* [WORK TO DO] Print exactly the part opening with the line containing "Convert this chart to Altair code." and closing with the line containing "ys = alt.Scale(domain=[0, 200], nice=False)", with both of those lines included.

* [DATASET CONTENT]
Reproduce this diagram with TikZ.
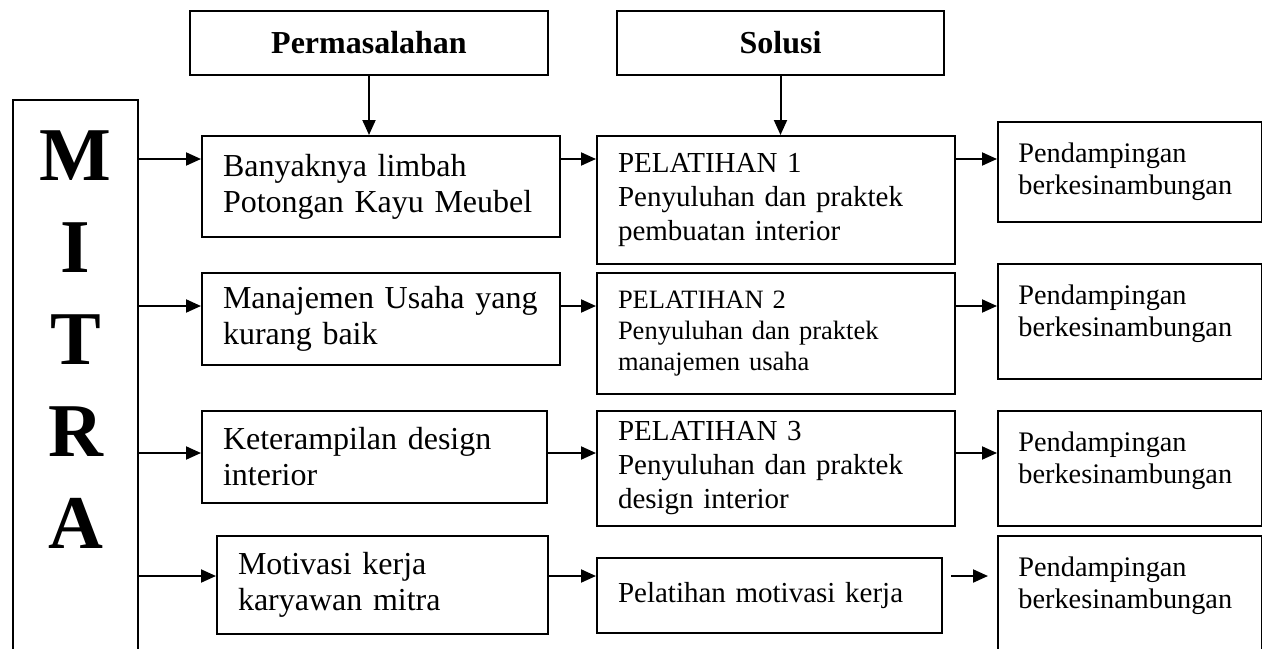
* * *
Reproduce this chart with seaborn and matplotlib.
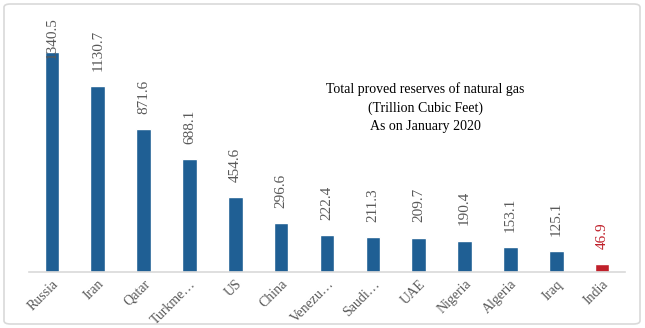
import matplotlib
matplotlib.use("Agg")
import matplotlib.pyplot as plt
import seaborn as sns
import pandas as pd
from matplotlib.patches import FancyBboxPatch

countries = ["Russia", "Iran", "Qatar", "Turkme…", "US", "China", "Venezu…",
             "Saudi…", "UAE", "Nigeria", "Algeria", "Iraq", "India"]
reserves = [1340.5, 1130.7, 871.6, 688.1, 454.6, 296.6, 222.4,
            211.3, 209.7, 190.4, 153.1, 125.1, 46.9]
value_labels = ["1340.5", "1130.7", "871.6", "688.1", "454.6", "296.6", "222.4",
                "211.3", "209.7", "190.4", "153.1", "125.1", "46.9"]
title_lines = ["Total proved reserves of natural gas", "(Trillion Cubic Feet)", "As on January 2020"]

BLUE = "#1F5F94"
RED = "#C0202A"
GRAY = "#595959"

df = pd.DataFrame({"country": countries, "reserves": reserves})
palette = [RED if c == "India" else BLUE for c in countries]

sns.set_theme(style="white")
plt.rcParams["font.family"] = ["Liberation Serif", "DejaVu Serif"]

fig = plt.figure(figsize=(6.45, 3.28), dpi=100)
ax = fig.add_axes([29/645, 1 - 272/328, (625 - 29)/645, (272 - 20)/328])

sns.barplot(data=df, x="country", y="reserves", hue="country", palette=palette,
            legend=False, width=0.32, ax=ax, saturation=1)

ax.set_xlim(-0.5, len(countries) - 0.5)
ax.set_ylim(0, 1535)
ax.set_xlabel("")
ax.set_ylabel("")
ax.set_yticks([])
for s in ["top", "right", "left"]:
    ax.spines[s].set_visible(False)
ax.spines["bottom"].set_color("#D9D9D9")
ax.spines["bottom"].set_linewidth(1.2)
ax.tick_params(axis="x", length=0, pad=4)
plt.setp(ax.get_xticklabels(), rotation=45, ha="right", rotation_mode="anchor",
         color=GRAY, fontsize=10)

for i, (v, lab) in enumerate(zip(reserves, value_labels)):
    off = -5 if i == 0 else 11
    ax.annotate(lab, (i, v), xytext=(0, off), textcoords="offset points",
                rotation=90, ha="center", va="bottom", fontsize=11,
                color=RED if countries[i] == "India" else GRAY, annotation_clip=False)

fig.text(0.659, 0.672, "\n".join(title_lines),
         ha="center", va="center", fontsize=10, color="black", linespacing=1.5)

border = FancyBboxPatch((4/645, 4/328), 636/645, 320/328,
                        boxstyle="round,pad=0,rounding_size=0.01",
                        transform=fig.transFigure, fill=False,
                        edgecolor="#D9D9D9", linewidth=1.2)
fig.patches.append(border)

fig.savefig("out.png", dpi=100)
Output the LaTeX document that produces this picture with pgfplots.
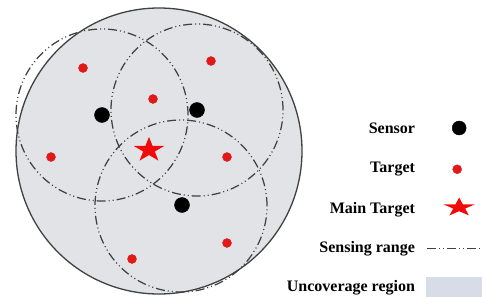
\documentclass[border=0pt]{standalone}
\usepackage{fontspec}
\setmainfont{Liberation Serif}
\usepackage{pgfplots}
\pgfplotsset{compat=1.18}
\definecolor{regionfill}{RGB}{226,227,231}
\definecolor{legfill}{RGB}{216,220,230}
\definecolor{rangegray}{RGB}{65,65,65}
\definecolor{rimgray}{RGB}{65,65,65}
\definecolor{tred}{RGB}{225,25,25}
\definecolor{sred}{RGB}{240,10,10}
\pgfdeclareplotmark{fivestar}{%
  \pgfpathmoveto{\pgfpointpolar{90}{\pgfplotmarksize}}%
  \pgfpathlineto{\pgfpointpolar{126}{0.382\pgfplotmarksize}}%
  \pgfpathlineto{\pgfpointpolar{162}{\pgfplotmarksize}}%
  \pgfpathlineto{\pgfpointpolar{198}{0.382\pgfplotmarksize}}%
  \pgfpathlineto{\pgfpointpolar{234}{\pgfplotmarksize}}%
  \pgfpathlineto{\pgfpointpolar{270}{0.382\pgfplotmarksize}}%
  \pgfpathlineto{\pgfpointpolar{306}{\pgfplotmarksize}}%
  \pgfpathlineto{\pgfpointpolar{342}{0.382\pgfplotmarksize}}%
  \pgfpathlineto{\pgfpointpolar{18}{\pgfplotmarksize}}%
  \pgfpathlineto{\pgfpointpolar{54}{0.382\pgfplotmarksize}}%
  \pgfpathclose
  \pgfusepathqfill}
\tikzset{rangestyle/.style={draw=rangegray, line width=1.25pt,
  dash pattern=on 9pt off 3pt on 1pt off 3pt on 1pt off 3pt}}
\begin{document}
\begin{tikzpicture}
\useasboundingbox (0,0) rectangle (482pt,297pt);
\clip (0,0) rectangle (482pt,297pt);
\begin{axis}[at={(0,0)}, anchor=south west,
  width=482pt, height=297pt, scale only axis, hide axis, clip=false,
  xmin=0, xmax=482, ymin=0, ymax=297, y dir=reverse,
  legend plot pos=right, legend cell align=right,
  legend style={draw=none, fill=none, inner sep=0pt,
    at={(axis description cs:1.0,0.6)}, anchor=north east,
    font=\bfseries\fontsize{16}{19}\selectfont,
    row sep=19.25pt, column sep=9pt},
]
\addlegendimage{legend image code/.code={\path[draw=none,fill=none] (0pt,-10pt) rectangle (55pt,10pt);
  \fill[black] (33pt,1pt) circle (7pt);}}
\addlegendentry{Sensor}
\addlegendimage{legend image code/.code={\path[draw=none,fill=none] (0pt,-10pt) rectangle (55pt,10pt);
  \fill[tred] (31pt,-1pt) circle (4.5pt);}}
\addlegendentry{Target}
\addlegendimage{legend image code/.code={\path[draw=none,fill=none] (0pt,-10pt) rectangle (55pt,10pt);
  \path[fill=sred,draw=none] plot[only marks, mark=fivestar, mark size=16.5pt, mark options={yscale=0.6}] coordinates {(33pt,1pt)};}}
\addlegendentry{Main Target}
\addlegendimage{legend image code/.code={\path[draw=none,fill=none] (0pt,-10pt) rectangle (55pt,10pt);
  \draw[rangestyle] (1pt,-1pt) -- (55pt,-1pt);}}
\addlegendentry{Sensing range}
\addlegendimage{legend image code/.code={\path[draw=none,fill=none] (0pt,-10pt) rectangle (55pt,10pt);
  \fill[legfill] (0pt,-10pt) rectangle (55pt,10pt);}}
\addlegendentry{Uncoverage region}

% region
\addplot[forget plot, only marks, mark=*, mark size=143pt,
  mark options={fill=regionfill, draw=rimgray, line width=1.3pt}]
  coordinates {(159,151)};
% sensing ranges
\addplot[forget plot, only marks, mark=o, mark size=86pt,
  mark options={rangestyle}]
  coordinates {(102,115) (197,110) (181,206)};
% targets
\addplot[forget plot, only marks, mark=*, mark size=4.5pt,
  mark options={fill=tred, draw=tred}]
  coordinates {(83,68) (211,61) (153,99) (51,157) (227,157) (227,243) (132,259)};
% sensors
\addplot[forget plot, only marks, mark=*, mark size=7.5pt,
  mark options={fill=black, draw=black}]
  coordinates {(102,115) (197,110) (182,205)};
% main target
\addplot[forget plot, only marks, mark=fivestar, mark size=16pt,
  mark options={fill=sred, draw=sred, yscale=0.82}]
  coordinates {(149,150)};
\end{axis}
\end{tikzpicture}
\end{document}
---
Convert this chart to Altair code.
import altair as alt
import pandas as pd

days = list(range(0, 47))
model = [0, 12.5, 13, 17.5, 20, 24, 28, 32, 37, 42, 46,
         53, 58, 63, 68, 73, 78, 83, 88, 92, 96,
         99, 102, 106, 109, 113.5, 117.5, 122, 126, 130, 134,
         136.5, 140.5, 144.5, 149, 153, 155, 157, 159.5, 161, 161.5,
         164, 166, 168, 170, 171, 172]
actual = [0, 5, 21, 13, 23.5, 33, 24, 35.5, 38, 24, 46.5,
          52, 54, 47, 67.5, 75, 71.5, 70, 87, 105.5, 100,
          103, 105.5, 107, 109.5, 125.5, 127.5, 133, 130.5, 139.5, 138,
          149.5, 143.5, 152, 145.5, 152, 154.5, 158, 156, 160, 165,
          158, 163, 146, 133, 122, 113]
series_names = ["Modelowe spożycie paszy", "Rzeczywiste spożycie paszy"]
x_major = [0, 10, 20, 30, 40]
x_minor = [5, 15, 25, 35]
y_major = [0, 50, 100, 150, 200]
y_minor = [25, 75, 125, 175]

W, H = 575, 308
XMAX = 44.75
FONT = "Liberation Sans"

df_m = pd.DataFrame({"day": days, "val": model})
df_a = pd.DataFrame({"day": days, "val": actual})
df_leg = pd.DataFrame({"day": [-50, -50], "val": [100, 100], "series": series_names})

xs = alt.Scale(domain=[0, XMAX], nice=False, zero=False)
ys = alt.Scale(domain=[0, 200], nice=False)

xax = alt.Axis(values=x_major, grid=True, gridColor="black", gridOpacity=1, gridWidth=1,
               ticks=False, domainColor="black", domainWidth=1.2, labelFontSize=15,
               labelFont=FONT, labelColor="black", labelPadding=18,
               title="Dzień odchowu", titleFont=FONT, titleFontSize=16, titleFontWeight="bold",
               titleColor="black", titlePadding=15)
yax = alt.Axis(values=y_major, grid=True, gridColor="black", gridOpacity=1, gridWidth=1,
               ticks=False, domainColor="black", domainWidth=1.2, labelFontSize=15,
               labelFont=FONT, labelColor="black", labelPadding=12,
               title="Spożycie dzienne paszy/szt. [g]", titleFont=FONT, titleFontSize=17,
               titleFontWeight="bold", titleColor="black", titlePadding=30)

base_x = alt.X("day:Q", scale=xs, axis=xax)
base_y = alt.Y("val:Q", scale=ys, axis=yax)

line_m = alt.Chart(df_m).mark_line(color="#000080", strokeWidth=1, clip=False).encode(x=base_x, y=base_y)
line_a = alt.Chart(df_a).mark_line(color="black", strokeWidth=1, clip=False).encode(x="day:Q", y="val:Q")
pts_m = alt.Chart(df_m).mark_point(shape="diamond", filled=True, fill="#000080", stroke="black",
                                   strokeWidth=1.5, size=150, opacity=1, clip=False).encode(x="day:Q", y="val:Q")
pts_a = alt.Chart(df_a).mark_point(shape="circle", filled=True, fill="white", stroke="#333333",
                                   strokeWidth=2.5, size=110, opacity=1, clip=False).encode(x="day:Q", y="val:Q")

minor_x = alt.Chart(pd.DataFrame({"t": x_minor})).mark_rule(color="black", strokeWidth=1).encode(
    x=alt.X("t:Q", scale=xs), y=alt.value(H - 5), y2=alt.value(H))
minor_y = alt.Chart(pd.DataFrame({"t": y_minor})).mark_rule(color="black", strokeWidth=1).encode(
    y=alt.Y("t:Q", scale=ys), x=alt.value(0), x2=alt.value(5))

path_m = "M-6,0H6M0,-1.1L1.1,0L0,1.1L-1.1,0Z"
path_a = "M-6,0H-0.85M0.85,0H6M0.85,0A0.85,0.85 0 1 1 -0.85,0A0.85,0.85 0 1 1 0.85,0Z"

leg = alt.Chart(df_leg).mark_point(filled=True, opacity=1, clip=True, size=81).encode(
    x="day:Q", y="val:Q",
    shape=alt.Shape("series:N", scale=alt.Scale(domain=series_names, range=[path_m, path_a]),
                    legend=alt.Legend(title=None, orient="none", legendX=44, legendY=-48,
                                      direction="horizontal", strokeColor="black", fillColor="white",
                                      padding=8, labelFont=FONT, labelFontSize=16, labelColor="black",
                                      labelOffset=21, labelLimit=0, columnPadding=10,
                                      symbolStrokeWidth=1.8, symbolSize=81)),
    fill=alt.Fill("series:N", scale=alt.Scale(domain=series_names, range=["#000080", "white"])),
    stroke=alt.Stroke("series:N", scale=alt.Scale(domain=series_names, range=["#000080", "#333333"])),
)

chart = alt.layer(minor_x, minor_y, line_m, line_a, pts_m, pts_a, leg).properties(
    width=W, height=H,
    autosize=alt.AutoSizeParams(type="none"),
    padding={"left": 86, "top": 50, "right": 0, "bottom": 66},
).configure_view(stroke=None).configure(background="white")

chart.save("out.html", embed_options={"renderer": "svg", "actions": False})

* [ANSWER TO THIS EXERCISE]
Convert this chart to Altair code.
import altair as alt
import pandas as pd

days = list(range(0, 47))
model = [0, 12.5, 13, 17.5, 20, 24, 28, 32, 37, 42, 46,
         53, 58, 63, 68, 73, 78, 83, 88, 92, 96,
         99, 102, 106, 109, 113.5, 117.5, 122, 126, 130, 134,
         136.5, 140.5, 144.5, 149, 153, 155, 157, 159.5, 161, 161.5,
         164, 166, 168, 170, 171, 172]
actual = [0, 5, 21, 13, 23.5, 33, 24, 35.5, 38, 24, 46.5,
          52, 54, 47, 67.5, 75, 71.5, 70, 87, 105.5, 100,
          103, 105.5, 107, 109.5, 125.5, 127.5, 133, 130.5, 139.5, 138,
          149.5, 143.5, 152, 145.5, 152, 154.5, 158, 156, 160, 165,
          158, 163, 146, 133, 122, 113]
series_names = ["Modelowe spożycie paszy", "Rzeczywiste spożycie paszy"]
x_major = [0, 10, 20, 30, 40]
x_minor = [5, 15, 25, 35]
y_major = [0, 50, 100, 150, 200]
y_minor = [25, 75, 125, 175]

W, H = 575, 308
XMAX = 44.75
FONT = "Liberation Sans"

df_m = pd.DataFrame({"day": days, "val": model})
df_a = pd.DataFrame({"day": days, "val": actual})
df_leg = pd.DataFrame({"day": [-50, -50], "val": [100, 100], "series": series_names})

xs = alt.Scale(domain=[0, XMAX], nice=False, zero=False)
ys = alt.Scale(domain=[0, 200], nice=False)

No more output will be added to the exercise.